1

I have a list of time-series (=pandas dataframe) and want to calculate for each time-series (of a device) the matrixprofile. One option is to iterate all the devices - which seems to be slow. A second option would be to group by the devices - and apply a UDF. The problem is now, that the UDF will return 1:1 rows i.e. not a single scalar value per group but the same number of rows will be outputted as the input.

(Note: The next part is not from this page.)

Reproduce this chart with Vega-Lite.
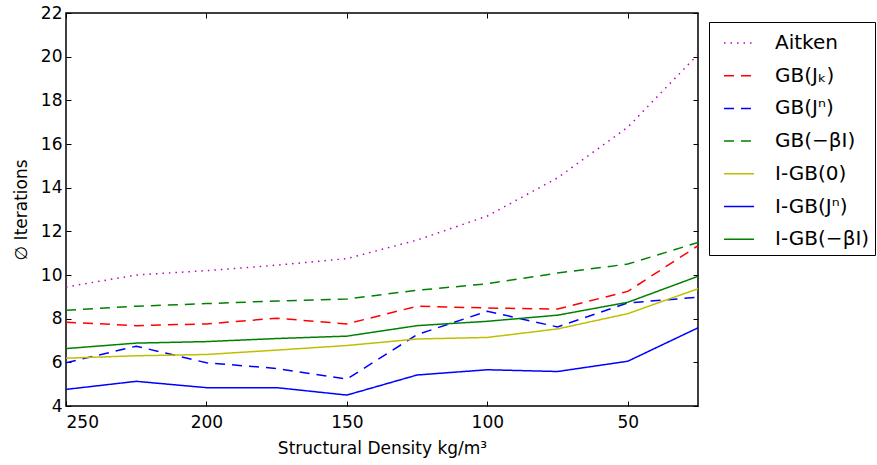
{
  "$schema": "https://vega.github.io/schema/vega-lite/v6.json",
  "width": 632,
  "height": 393,
  "autosize": {"type": "none"},
  "padding": {"left": 66, "top": 13, "right": 179, "bottom": 59},
  "background": "white",
  "config": {
    "font": "DejaVu Sans",
    "view": {"stroke": "#000000", "strokeWidth": 1.5},
    "axis": {
      "domain": false,
      "grid": false,
      "tickColor": "#000000",
      "tickSize": -5,
      "tickWidth": 1,
      "labelFont": "DejaVu Sans",
      "labelFontSize": 17,
      "labelColor": "#000000",
      "titleFont": "DejaVu Sans",
      "titleFontSize": 17,
      "titleFontWeight": "normal",
      "titleColor": "#000000"
    },
    "legend": {
      "labelFont": "DejaVu Sans",
      "labelFontSize": 20,
      "labelColor": "#000000",
      "symbolType": "stroke",
      "symbolSize": 900,
      "symbolStrokeWidth": 1.5,
      "strokeColor": "#000000",
      "fillColor": "#ffffff",
      "padding": 5,
      "symbolOffset": 9,
      "labelOffset": 20,
      "rowPadding": 6.7,
      "labelLimit": 400
    }
  },
  "data": {
    "values": [
      {"density": 250, "method": "Aitken", "iterations": 9.45},
      {"density": 225, "method": "Aitken", "iterations": 10.0},
      {"density": 200, "method": "Aitken", "iterations": 10.2},
      {"density": 175, "method": "Aitken", "iterations": 10.45},
      {"density": 150, "method": "Aitken", "iterations": 10.75},
      {"density": 125, "method": "Aitken", "iterations": 11.6},
      {"density": 100, "method": "Aitken", "iterations": 12.7},
      {"density": 75, "method": "Aitken", "iterations": 14.45},
      {"density": 50, "method": "Aitken", "iterations": 16.77},
      {"density": 25, "method": "Aitken", "iterations": 20.1},

      {"density": 250, "method": "GB(Jₖ)", "iterations": 7.84},
      {"density": 225, "method": "GB(Jₖ)", "iterations": 7.68},
      {"density": 200, "method": "GB(Jₖ)", "iterations": 7.76},
      {"density": 175, "method": "GB(Jₖ)", "iterations": 8.02},
      {"density": 150, "method": "GB(Jₖ)", "iterations": 7.76},
      {"density": 125, "method": "GB(Jₖ)", "iterations": 8.57},
      {"density": 100, "method": "GB(Jₖ)", "iterations": 8.49},
      {"density": 75, "method": "GB(Jₖ)", "iterations": 8.44},
      {"density": 50, "method": "GB(Jₖ)", "iterations": 9.25},
      {"density": 25, "method": "GB(Jₖ)", "iterations": 11.34},

      {"density": 250, "method": "GB(Jⁿ)", "iterations": 5.98},
      {"density": 225, "method": "GB(Jⁿ)", "iterations": 6.74},
      {"density": 200, "method": "GB(Jⁿ)", "iterations": 5.98},
      {"density": 175, "method": "GB(Jⁿ)", "iterations": 5.72},
      {"density": 150, "method": "GB(Jⁿ)", "iterations": 5.23},
      {"density": 125, "method": "GB(Jⁿ)", "iterations": 7.27},
      {"density": 100, "method": "GB(Jⁿ)", "iterations": 8.34},
      {"density": 75, "method": "GB(Jⁿ)", "iterations": 7.62},
      {"density": 50, "method": "GB(Jⁿ)", "iterations": 8.72},
      {"density": 25, "method": "GB(Jⁿ)", "iterations": 8.98},

      {"density": 250, "method": "GB(−βI)", "iterations": 8.38},
      {"density": 225, "method": "GB(−βI)", "iterations": 8.57},
      {"density": 200, "method": "GB(−βI)", "iterations": 8.69},
      {"density": 175, "method": "GB(−βI)", "iterations": 8.81},
      {"density": 150, "method": "GB(−βI)", "iterations": 8.9},
      {"density": 125, "method": "GB(−βI)", "iterations": 9.3},
      {"density": 100, "method": "GB(−βI)", "iterations": 9.6},
      {"density": 75, "method": "GB(−βI)", "iterations": 10.09},
      {"density": 50, "method": "GB(−βI)", "iterations": 10.5},
      {"density": 25, "method": "GB(−βI)", "iterations": 11.49},

      {"density": 250, "method": "I-GB(0)", "iterations": 6.19},
      {"density": 225, "method": "I-GB(0)", "iterations": 6.3},
      {"density": 200, "method": "I-GB(0)", "iterations": 6.36},
      {"density": 175, "method": "I-GB(0)", "iterations": 6.56},
      {"density": 150, "method": "I-GB(0)", "iterations": 6.77},
      {"density": 125, "method": "I-GB(0)", "iterations": 7.07},
      {"density": 100, "method": "I-GB(0)", "iterations": 7.14},
      {"density": 75, "method": "I-GB(0)", "iterations": 7.53},
      {"density": 50, "method": "I-GB(0)", "iterations": 8.23},
      {"density": 25, "method": "I-GB(0)", "iterations": 9.37},

      {"density": 250, "method": "I-GB(Jⁿ)", "iterations": 4.76},
      {"density": 225, "method": "I-GB(Jⁿ)", "iterations": 5.13},
      {"density": 200, "method": "I-GB(Jⁿ)", "iterations": 4.84},
      {"density": 175, "method": "I-GB(Jⁿ)", "iterations": 4.84},
      {"density": 150, "method": "I-GB(Jⁿ)", "iterations": 4.5},
      {"density": 125, "method": "I-GB(Jⁿ)", "iterations": 5.42},
      {"density": 100, "method": "I-GB(Jⁿ)", "iterations": 5.66},
      {"density": 75, "method": "I-GB(Jⁿ)", "iterations": 5.58},
      {"density": 50, "method": "I-GB(Jⁿ)", "iterations": 6.05},
      {"density": 25, "method": "I-GB(Jⁿ)", "iterations": 7.58},

      {"density": 250, "method": "I-GB(−βI)", "iterations": 6.63},
      {"density": 225, "method": "I-GB(−βI)", "iterations": 6.88},
      {"density": 200, "method": "I-GB(−βI)", "iterations": 6.95},
      {"density": 175, "method": "I-GB(−βI)", "iterations": 7.09},
      {"density": 150, "method": "I-GB(−βI)", "iterations": 7.2},
      {"density": 125, "method": "I-GB(−βI)", "iterations": 7.68},
      {"density": 100, "method": "I-GB(−βI)", "iterations": 7.88},
      {"density": 75, "method": "I-GB(−βI)", "iterations": 8.16},
      {"density": 50, "method": "I-GB(−βI)", "iterations": 8.75},
      {"density": 25, "method": "I-GB(−βI)", "iterations": 9.94}
    ]
  },
  "layer": [
    {
      "mark": {"type": "line", "strokeWidth": 1.5, "clip": true},
      "encoding": {
        "x": {
          "field": "density",
          "type": "quantitative",
          "scale": {"domain": [25, 250], "reverse": true, "nice": false, "zero": false},
          "axis": {"orient": "bottom", "values": [250, 200, 150, 100, 50], "labelPadding": 13, "title": "Structural Density kg/m³", "titlePadding": 10}
        },
        "y": {
          "field": "iterations",
          "type": "quantitative",
          "scale": {"domain": [4, 22], "nice": false, "zero": false},
          "axis": {"orient": "left", "values": [4, 6, 8, 10, 12, 14, 16, 18, 20, 22], "labelPadding": 9, "title": "∅ Iterations", "titlePadding": 10}
        },
        "color": {
          "field": "method",
          "type": "nominal",
          "sort": null,
          "scale": {
            "domain": ["Aitken", "GB(Jₖ)", "GB(Jⁿ)", "GB(−βI)", "I-GB(0)", "I-GB(Jⁿ)", "I-GB(−βI)"],
            "range": ["#bf00bf", "#ff0000", "#0000ff", "#008000", "#bfbf00", "#0000ff", "#008000"]
          },
          "legend": {"title": null, "orient": "none", "legendX": 643, "legendY": 9}
        },
        "strokeDash": {
          "field": "method",
          "type": "nominal",
          "sort": null,
          "scale": {
            "domain": ["Aitken", "GB(Jₖ)", "GB(Jⁿ)", "GB(−βI)", "I-GB(0)", "I-GB(Jⁿ)", "I-GB(−βI)"],
            "range": [[1.5, 5], [10, 7], [10, 7], [10, 7], [1, 0], [1, 0], [1, 0]]
          },
          "legend": {"title": null, "orient": "none", "legendX": 643, "legendY": 9}
        }
      }
    },
    {
      "mark": {"type": "line", "opacity": 0},
      "encoding": {
        "x": {
          "field": "density",
          "type": "quantitative",
          "axis": {"orient": "top", "values": [250, 200, 150, 100, 50], "labels": false, "title": null}
        },
        "y": {
          "field": "iterations",
          "type": "quantitative",
          "axis": {"orient": "right", "values": [4, 6, 8, 10, 12, 14, 16, 18, 20, 22], "labels": false, "title": null}
        }
      }
    }
  ],
  "resolve": {"axis": {"x": "independent", "y": "independent"}}
}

Is it still possible to somehow vectorize this calculation for reach group when 1:1 (or at least non scalar values) are returned?

import pandas as pd
df = pd.DataFrame({
    'foo':[1,2,3], 'baz':[1.1, 0.5, 4], 'bar':[1,2,1]
})
display(df)

print('***************************')
# slow version retaining all the rows
for g in df.bar.unique():
    print(g)
    
    this_group = df[df.bar == g]
    # perform a UDF which needs to have all the values per group
    # i.e. for real I want to calculate the matrixprofile for each time-series of a device
    this_group['result'] = this_group.baz.apply(lambda x: 1)
    display(this_group)

print('***************************')

def my_non_scalar1_1_agg_function(x):
    display(pd.DataFrame(x))
    return x

# neatly vectorized application of a non_scalar function
# but this fails as:  Must produce aggregated value
df = df.groupby(['bar']).baz.agg(my_non_scalar1_1_agg_function)
display(df)
Georg Heiler
  • 16,916
  • 36
  • 162
  • 292
  • For this, we may need to see particulars of UDF. – Parfait Nov 09 '20 at 12:54
  • Sure: https://gist.github.com/geoHeil/7344932b27f05bfaab551b3b948ac2c5 see for code which generates an exaample dataset and uses the `stumpy.stump` UDF. – Georg Heiler Nov 09 '20 at 13:31
  • I guess that the second (non accepted) answer: https://stackoverflow.com/questions/42171132/is-it-possible-to-do-applymap-using-the-groupby-in-pandas should work here as well and give it a try – Georg Heiler Nov 09 '20 at 14:24
  • Does `stumpy.stump` return *a single scalar value*? [Docs](https://readthedocs.org/projects/stumpy/downloads/pdf/stable/) indicates it returns an `ndarray` of 4 columns. Please post example output of one call and what *single scalar value* you need to extract. – Parfait Nov 09 '20 at 15:07

2 Answers2

4

For non-aggregated functions applied to each distinct group that does not return a non-scalar value, you need to iterate method across groups and then compile together.

Therefore, consider a list or dict comprehension using groupby(), followed by concat. Be sure method inputs and returns a full data frame, series, or ndarray.

# LIST COMPREHENSION
df_list = [ myfunction(sub) for index, sub in df.groupby(['group_column']) ]
final_df = pd.concat(df_list)

# DICT COMPREHENSION
df_dict = { index: myfunction(sub) for index, sub in df.groupby(['group_column']) }
final_df = pd.concat(df_dict, ignore_index=True)
Parfait
  • 104,375
  • 17
  • 94
  • 125
0

Indeed this (see also the link above in the comment) is a way to get it to work in a faster/more desired way. Perhaps there is even a better alternative

import pandas as pd
df = pd.DataFrame({
    'foo':[1,2,3], 'baz':[1.1, 0.5, 4], 'bar':[1,2,1]
})
display(df)

grouped_df = df.groupby(['bar'])

altered = []
for index, subframe in grouped_df:
    display(subframe)
    subframe = subframe# obviously we need to apply the UDF here - not the idempotent operation (=doing nothing)
    altered.append(subframe)
    print (index)
    #print (subframe)
   
pd.concat(altered, ignore_index=True)
#pd.DataFrame(altered)
Georg Heiler
  • 16,916
  • 36
  • 162
  • 292